The German legislator has reacted and introduced a draft of the so-called Future Finance Act (Zukunftsfinanzierungsgesetz - ZuFinG). Among other things this Future Finance Act makes changes and amendments to the already existing German Banking Act (Kreditwesengesetz – KWG). With these amendments it also implements exactly the same obligations for crypto asset service providers that are already laid down in MiCA. Instead of amending the German Insolvency Code or the Code of Civil Procedure, it decided to implement these rules through the regulatory framework which makes perfect sense from a regulatory perspective.

It is worth noting that the German counterpart is more specific in formulating these duties. For example, it clarifies that these assignments of assets to clients apply not only to segregated wallets but also to the very common omnibus wallets.

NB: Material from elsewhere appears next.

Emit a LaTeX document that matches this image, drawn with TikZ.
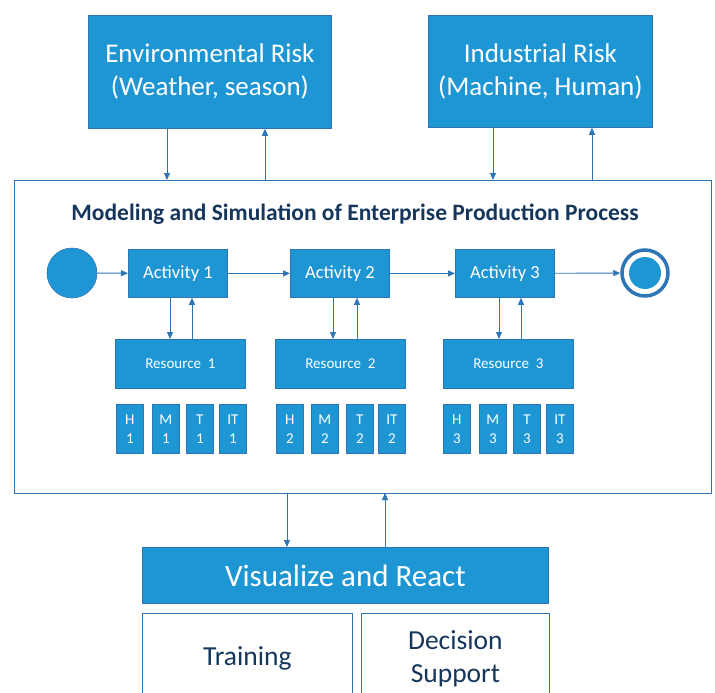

It is also important to note that the Future Finance Act makes an exception to the application of the right of segregation. It states (translated):

(…) This does not apply if the customer has given consent to disposals of the value for the account of the institution or third parties. (…)

This means that the right for segregation could be waived by way of consent for other purposes. Colleagues such as Haneke (in: Neue Zeitschrift für Insolvenz- und Sanierungsrecht (NZI) 2023, p. 529) believe that the purpose of this exception could be to allow crypto asset service providers to access client funds for their service fees.

Comment

MiCA and potentially the updated German Banking Act are an important milestone in providing overdue clarity and certainty regarding digital assets in insolvency. However, whether this latter exception could also invite crypto asset service providers to circumvent the German legislator’s intention for more security remains to be seen. It is certainly something to be paid attention to in the future.